Marconi needs to find a way to attract international managers and to retain them.

 1_The program which has been taken in place in the 90's could be a part of the solution. The best way to attract recent graduates is to work in partnership with universities. Marconi could propose some practices to students and hire the candidates who are suitable for the strategy of expansion.

 2_The problem is not only to attract new managers. Marconi must be able to retain them and to motivate them to work abroad. The compensation system must be competitive. Nowadays, the base salaries are perceived as less attractive than competitors.

 3_Marconi could try to develop the international capacities of traditional manager with trainings. Instead of looking to attract new employees and train them in order to develop their technical skills, Marconi could try to "use" the current traditional employees and train them to develop their international skills (languages, cross-cultural behavior and so on)

 4_Marconi could recruit externally, by aggressively recruiting qualified individuals from other telecommunication companies working in Latin America. This alternative is the most expensive one, because it implies to propose very attractive compensations and salaries.

MY RECOMMANDATIONS:

My recommendation is to link alternatives 1, 2 and 3. Alternative 4 is too expensive. I prefer keeping the existing workforce.

Actually, whatever the circumstances, a firm implied in the daily life of a university has great chances to attract some students, what means future managers. This alternative is not expensive for the firm.

Concerning the only problem of expatriation in Mexico, the problem of compensation has to be resolved. Marconi has to retain its pool of skills. The only way is to offer satisfactory salaries and compensation packages.

Training programs have to be regular and not only occasional.
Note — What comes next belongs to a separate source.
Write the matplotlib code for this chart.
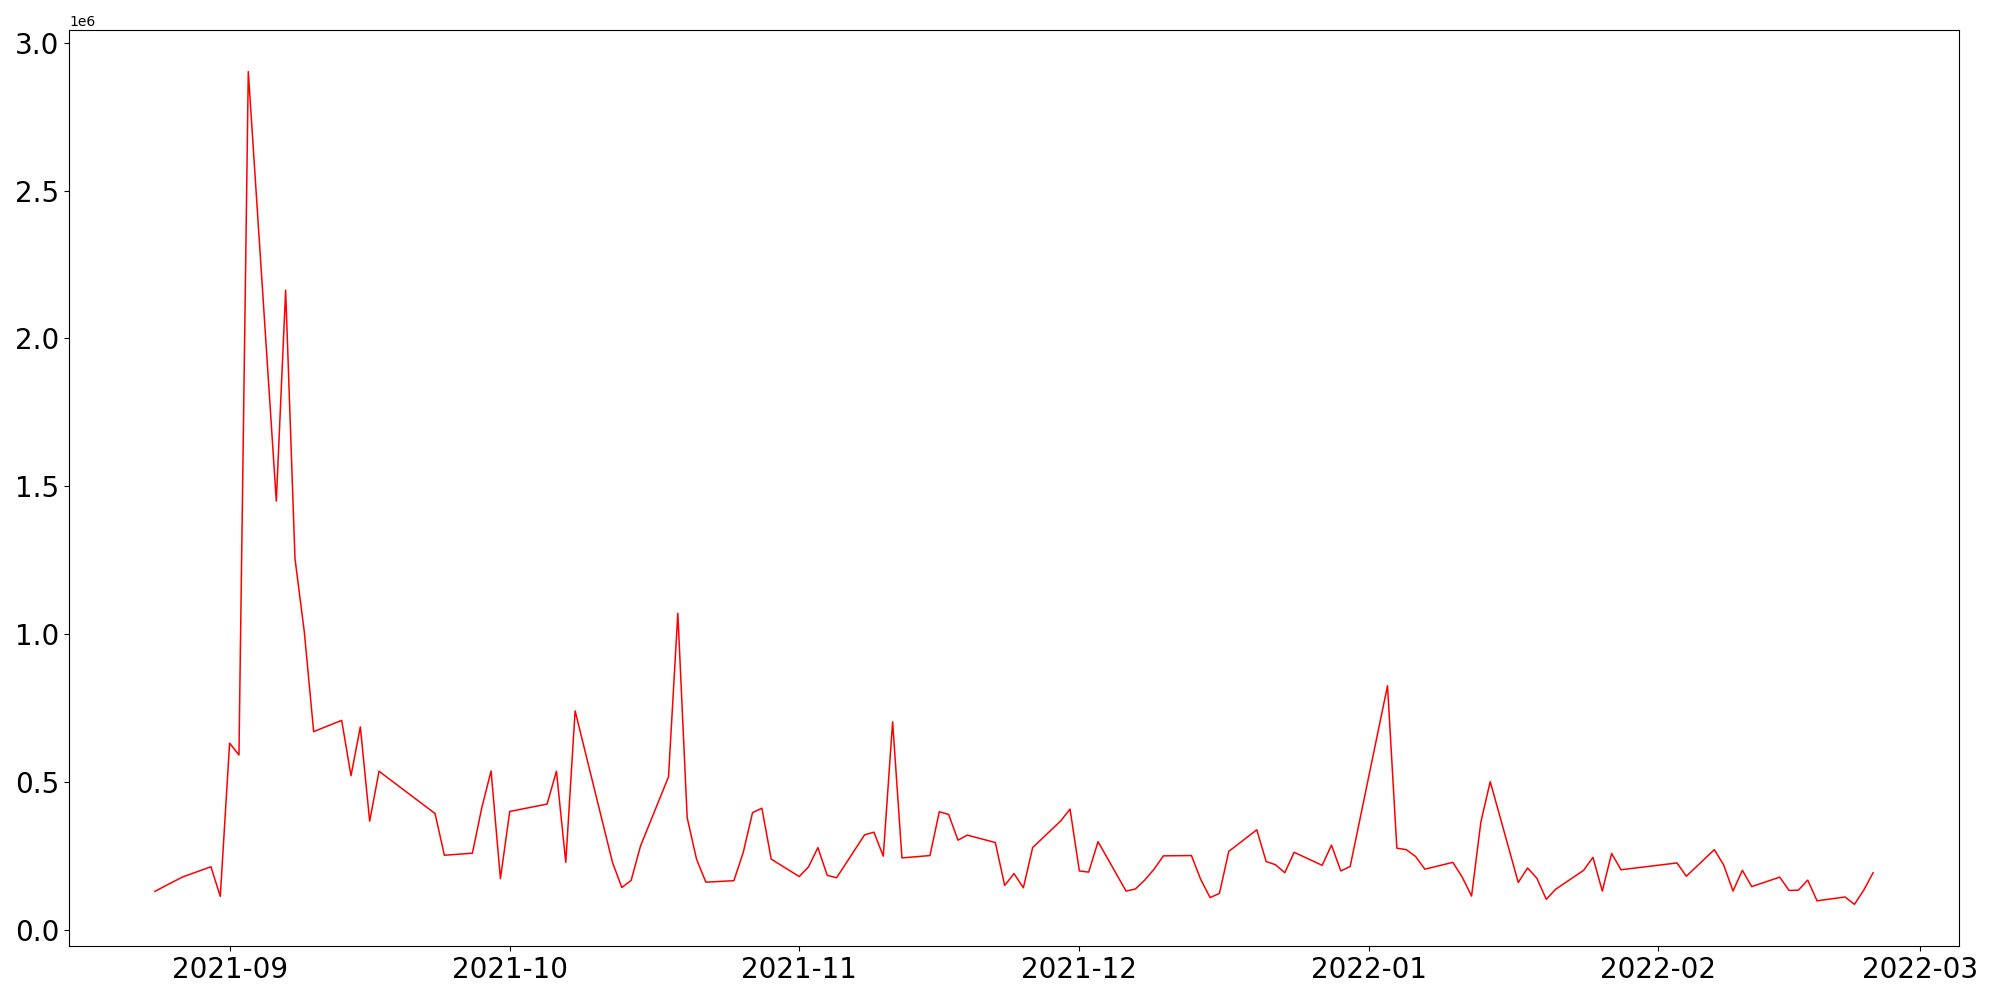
import matplotlib
matplotlib.use("Agg")
import matplotlib.pyplot as plt
import pandas as pd

dates = [
    "2021-08-24", "2021-08-26", "2021-08-27", "2021-08-30", "2021-08-31",
    "2021-09-01", "2021-09-02", "2021-09-03", "2021-09-06", "2021-09-07",
    "2021-09-08", "2021-09-09", "2021-09-10", "2021-09-13", "2021-09-14",
    "2021-09-15", "2021-09-16", "2021-09-17", "2021-09-23", "2021-09-24",
    "2021-09-27", "2021-09-28", "2021-09-29", "2021-09-30", "2021-10-01",
    "2021-10-05", "2021-10-06", "2021-10-07", "2021-10-08", "2021-10-12",
    "2021-10-13", "2021-10-14", "2021-10-15", "2021-10-18", "2021-10-19",
    "2021-10-20", "2021-10-21", "2021-10-22", "2021-10-25", "2021-10-26",
    "2021-10-27", "2021-10-28", "2021-10-29", "2021-11-01", "2021-11-02",
    "2021-11-03", "2021-11-04", "2021-11-05", "2021-11-08", "2021-11-09",
    "2021-11-10", "2021-11-11", "2021-11-12", "2021-11-15", "2021-11-16",
    "2021-11-17", "2021-11-18", "2021-11-19", "2021-11-22", "2021-11-23",
    "2021-11-24", "2021-11-25", "2021-11-26", "2021-11-29", "2021-11-30",
    "2021-12-01", "2021-12-02", "2021-12-03", "2021-12-06", "2021-12-07",
    "2021-12-08", "2021-12-09", "2021-12-10", "2021-12-13", "2021-12-14",
    "2021-12-15", "2021-12-16", "2021-12-17", "2021-12-20", "2021-12-21",
    "2021-12-22", "2021-12-23", "2021-12-24", "2021-12-27", "2021-12-28",
    "2021-12-29", "2021-12-30", "2022-01-03", "2022-01-04", "2022-01-05",
    "2022-01-06", "2022-01-07", "2022-01-10", "2022-01-11", "2022-01-12",
    "2022-01-13", "2022-01-14", "2022-01-17", "2022-01-18", "2022-01-19",
    "2022-01-20", "2022-01-21", "2022-01-24", "2022-01-25", "2022-01-26",
    "2022-01-27", "2022-01-28", "2022-02-03", "2022-02-04", "2022-02-07",
    "2022-02-08", "2022-02-09", "2022-02-10", "2022-02-11", "2022-02-14",
    "2022-02-15", "2022-02-16", "2022-02-17", "2022-02-18", "2022-02-21",
    "2022-02-22", "2022-02-23", "2022-02-24",
]

# values in millions
volume = [
    0.131, 0.164, 0.180, 0.214, 0.114,
    0.632, 0.592, 2.902, 1.450, 2.163,
    1.256, 1.008, 0.671, 0.709, 0.522,
    0.687, 0.368, 0.537, 0.394, 0.253,
    0.260, 0.413, 0.538, 0.174, 0.401,
    0.426, 0.537, 0.229, 0.741, 0.229,
    0.144, 0.168, 0.284, 0.518, 1.071,
    0.380, 0.240, 0.162, 0.167, 0.262,
    0.397, 0.412, 0.240, 0.181, 0.214,
    0.279, 0.185, 0.177, 0.322, 0.331,
    0.250, 0.704, 0.244, 0.252, 0.400,
    0.391, 0.304, 0.321, 0.296, 0.151,
    0.191, 0.143, 0.279, 0.369, 0.409,
    0.200, 0.196, 0.299, 0.132, 0.139,
    0.169, 0.206, 0.251, 0.252, 0.171,
    0.110, 0.124, 0.266, 0.339, 0.232,
    0.221, 0.194, 0.263, 0.219, 0.287,
    0.200, 0.215, 0.826, 0.277, 0.272,
    0.249, 0.206, 0.229, 0.179, 0.115,
    0.366, 0.502, 0.161, 0.210, 0.175,
    0.104, 0.138, 0.202, 0.246, 0.132,
    0.259, 0.204, 0.227, 0.182, 0.272,
    0.220, 0.132, 0.202, 0.147, 0.179,
    0.134, 0.135, 0.169, 0.099, 0.112,
    0.087, 0.135, 0.194,
]

x = pd.to_datetime(dates)
y = [v * 1e6 for v in volume]

fig, ax = plt.subplots(figsize=(20, 10), dpi=100)
ax.plot(x, y, color="red", linewidth=1.1)
ax.tick_params(axis="both", labelsize=20)
fig.subplots_adjust(left=0.0345, right=0.9795, bottom=0.054, top=0.97)
fig.savefig("out.png", dpi=100)
plt.close(fig)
It is obvious that technical training programs are essential for young graduates and freshly recruited managers. Moreover, to attract traditional managers, these cross-cultural training programs must be linked to concrete missions. To help develop skills on both sides, we can also imagine create teams within young and traditional managers, with complementary skills have to work together, and help and learn from each other.

PREPARATION

Apparently, there was no way to imagine that the industrial group that owned Lerida could have change its mind so quickly, so let's forget about all the solutions concerning more anticipation and more time of preparation.

PROBLEM 1

 The deal between Martel and Lerida has known a very unexpected and immediate reversal which has made that the expatriation process had to be implemented on a very short period of time. Time of preparation has been too short.

DESCRIPTION OF THE PROBLEM:

 Only half of the required number of managers sent in Mexico has been really prepared for this type of assignment.

ALTERNATIVES

 Only half of the managers were really prepared for the assignment, but the solution of Martel was to send 14 managers anyway, even if not all of them were operational.

 One alternative to face this short time of preparation was to examine if it could be possible to expatriate the employees, not all in the same time, but in many times: a first group of the 7 operational managers and the others after a month, or whatever according the time of preparation they need.

MY RECOMMANDATION

We may don't have enough information, but it could have been possible not to expatriate all the employees in the same time. Martel could have waited for its employees to be really ready and operational.

PROBLEM 2

 Not enough pre-departure preparation provided for managers and families.

 Families are not involved in the decision process

 Some people don't even speak Spanish

DESCRIPTION OF THE PROBLEM

 Very little formation preparation before going to Mexico. Martel sponsored a only-one-day program on Ottawa. For employees, it was perceived as not enough. Moreover, families were not included in this program.

 Prior to the transfer, company hired Spanish teachers in Ottawa for employees who had time and motivation. Employees and their families were informed about a language school near Mexico City.

 Spouses often have to give up job and career to follow their husbands.